Now, there is another text in the same chapter, which, though not incorrectly translated, yet loses half its beauty as at present understood! It will startle you when I recite it! Yet here it comes. “Behold the Lamb of God, which taketh away the sin of the world!”[567]

By lamb, no doubt, you mean a young sheep: but let me ask you, what connection can you perceive between a young sheep and the taking away of sin? That of immolation, you answer, as typifying the grand offering. Well, then, why add “of God”? Why say, the young sheep of God, if it was an ordinary animal of the mere ovine species that was intended?

No, sir; recollect the “Lamb slain from the beginning of the world,” recorded in the Revelations, as quoted before.[568]

A deep mystery is involved in this expression, which the ingenuity of man could not evolve but through the Irish. In that language lambh is a word having three significations. The first is a hand; the second a young sheep; and the third a cross.[569]

Let us now, in rendering the text, substitute this latter instead of the intermediate; and it will be, “Behold the cross of God, which taketh away the sin of the world!” By which you perceive that when John the Baptist, by inspiration, pointed out Jesus Christ as the universal Saviour of the world, his very words establish a previous crucifixion!
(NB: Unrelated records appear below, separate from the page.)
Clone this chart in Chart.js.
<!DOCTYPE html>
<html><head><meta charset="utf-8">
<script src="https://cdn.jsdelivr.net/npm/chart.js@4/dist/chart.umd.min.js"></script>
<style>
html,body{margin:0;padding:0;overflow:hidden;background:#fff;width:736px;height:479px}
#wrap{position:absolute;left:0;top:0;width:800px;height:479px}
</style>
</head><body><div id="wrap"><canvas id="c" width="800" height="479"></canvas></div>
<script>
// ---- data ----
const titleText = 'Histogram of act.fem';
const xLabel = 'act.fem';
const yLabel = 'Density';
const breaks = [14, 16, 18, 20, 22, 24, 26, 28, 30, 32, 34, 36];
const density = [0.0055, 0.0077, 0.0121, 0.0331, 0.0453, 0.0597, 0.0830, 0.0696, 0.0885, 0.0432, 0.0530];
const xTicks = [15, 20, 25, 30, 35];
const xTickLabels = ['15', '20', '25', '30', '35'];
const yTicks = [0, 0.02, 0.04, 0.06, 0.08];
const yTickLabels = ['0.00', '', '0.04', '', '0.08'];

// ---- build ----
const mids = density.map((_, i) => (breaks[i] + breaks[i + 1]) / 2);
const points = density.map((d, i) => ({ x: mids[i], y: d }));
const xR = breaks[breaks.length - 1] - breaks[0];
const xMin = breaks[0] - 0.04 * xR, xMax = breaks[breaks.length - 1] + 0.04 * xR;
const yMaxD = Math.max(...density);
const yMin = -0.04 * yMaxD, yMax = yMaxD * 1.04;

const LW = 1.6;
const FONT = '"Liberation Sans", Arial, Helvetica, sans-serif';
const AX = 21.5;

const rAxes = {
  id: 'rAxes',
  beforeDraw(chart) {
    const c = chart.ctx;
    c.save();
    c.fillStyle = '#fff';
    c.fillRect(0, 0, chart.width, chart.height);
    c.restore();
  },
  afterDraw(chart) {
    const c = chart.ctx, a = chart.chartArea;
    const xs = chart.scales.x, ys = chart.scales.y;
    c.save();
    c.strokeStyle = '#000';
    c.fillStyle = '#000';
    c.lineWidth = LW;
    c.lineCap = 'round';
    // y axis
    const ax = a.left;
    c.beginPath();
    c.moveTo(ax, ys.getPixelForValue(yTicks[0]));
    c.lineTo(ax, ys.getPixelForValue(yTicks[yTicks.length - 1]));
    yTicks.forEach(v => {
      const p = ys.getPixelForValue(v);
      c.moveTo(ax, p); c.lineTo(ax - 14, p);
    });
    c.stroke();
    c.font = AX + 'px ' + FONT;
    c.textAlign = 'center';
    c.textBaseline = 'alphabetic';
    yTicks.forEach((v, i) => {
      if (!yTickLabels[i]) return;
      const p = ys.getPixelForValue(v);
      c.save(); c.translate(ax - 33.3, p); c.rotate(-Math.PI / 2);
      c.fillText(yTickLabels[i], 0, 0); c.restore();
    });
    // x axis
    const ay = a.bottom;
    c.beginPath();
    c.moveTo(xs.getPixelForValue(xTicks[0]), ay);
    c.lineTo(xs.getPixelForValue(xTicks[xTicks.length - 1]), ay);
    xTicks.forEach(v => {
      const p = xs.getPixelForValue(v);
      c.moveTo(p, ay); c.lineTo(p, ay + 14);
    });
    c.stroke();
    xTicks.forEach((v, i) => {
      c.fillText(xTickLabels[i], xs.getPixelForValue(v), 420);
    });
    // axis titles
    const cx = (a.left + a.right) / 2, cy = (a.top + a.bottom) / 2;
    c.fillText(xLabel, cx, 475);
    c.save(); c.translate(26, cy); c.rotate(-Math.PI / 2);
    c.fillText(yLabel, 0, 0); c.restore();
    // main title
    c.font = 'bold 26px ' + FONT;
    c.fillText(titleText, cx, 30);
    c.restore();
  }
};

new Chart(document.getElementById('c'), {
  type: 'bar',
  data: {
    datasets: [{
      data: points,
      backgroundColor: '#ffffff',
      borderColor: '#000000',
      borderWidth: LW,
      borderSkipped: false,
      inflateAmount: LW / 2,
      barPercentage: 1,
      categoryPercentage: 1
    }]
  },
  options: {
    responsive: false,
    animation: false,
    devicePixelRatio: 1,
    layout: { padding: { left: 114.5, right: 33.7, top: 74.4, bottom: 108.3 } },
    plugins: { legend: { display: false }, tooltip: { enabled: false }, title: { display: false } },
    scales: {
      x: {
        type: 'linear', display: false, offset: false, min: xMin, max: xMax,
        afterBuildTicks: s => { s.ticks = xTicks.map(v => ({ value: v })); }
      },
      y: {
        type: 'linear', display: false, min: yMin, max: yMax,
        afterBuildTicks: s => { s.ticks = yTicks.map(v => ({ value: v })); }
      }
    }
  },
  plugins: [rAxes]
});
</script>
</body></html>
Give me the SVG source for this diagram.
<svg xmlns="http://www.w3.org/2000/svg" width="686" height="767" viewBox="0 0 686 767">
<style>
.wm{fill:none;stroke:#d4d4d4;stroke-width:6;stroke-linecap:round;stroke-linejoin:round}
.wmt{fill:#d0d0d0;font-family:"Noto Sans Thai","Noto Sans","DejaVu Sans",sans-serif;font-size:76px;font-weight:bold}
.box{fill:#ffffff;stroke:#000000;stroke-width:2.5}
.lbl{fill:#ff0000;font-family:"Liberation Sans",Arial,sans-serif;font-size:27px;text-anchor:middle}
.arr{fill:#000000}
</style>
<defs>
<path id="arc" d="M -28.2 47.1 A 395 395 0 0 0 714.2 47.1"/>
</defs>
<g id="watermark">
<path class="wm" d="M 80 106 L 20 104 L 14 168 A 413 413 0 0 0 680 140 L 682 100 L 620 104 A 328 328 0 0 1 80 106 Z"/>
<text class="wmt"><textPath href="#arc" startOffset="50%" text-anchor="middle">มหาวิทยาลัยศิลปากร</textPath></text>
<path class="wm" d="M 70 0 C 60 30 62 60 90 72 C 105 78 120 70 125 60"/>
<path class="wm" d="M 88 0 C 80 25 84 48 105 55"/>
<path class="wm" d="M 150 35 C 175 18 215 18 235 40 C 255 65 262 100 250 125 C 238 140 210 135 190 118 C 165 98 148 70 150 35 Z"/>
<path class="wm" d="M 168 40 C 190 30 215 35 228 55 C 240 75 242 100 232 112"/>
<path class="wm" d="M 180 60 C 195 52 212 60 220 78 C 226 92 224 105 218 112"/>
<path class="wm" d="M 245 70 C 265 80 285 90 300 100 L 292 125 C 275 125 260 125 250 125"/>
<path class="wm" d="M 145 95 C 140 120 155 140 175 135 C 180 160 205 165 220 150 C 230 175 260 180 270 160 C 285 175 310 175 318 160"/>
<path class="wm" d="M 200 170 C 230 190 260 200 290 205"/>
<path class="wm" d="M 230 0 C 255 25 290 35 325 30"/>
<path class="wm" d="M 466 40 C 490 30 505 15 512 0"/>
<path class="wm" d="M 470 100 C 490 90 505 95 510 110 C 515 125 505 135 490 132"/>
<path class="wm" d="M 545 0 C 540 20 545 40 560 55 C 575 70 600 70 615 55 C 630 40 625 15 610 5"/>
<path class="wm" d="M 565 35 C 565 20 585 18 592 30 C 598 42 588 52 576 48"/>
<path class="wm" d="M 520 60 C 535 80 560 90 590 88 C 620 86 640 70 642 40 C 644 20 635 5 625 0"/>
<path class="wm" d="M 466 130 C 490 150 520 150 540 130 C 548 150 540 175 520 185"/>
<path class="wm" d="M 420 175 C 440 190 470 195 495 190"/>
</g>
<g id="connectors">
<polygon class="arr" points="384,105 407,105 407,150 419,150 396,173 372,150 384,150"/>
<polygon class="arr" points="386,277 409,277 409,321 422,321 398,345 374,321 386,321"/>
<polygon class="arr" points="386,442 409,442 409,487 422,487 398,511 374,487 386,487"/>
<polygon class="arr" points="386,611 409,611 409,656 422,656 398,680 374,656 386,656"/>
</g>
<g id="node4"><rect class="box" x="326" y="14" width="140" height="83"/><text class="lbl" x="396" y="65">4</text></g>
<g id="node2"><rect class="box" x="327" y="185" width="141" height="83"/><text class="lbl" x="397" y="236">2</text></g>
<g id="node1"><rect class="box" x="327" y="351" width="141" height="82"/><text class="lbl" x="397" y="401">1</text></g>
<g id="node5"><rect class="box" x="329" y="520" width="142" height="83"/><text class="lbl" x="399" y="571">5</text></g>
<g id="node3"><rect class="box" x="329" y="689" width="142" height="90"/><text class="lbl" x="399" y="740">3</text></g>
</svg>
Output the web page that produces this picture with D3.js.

You now see how it happened that ten, in numerals, came to be represented by a cross X. This being the number of fingers upon each person’s hands: and a hand and a cross being both prefigured in the sacred, that is, in the Irish language,[570] by the same term, lambh, it hence occurred that in all reckoning and notation, a new score should be commenced therefrom—that its sanctity should be still further enhanced by the epithet of diag, or perfection, which characterises it as a submultiple, and that the mysteriousness of the whole should be additionally shrouded under the comprehensive symbol of a pyramid or triangle[571]

“Our Hibernian Druids,” says Vallancey, “always wore a key, like the doctors of law of the Jews, to show they alone had the key of the sciences, that is, that they alone could communicate the knowledge of the doctrine they preached. The name of this key was kire, or cire; and eo, a peg or pin, being compounded with it, forms the modern eo-cire, the key of a lock. The figure of this key resembled a cross; those of the Lacedæmonians and Egyptians were of the same form.”

Estimable and revered Vallancey, it pains me to say anything against you! but on those subjects you were quite at bay! It was not to “show that they alone had the key of the sciences,” that “the doctors of law of the Jews always wore a key,” but because that they had seen it in the ceremonial of the Egyptians, from whom, like the Lacedæmonians, they had borrowed its use, without either of them being able to penetrate its import![572]

The origin, then, of this badge appearing amongst the habiliments of our ancient priests, is developed by the name which those priests themselves bore, viz. Luamh, which, being but a direct formative from lambh, a cross, unlocks the secret of their being its ministers.[573]

The Idæi-Dactyli, who superintended the mysteries of Ceres, obtained their designation from the very same cause, and corresponded literally with our Luamhs: for the Iod of the Chaldeans being equivalent to the lambh or hand of the Irish, the number of fingers thereon were made religiously significant of the X, or cross! And,—what cannot fail to excite astonishment, as to the immutability of a nation’s character,—to this very hour, the symbolical oath of the Irish peasant is a transverse placing of the forefinger of one hand over that of the other, and then uttering the words, “By the cross”!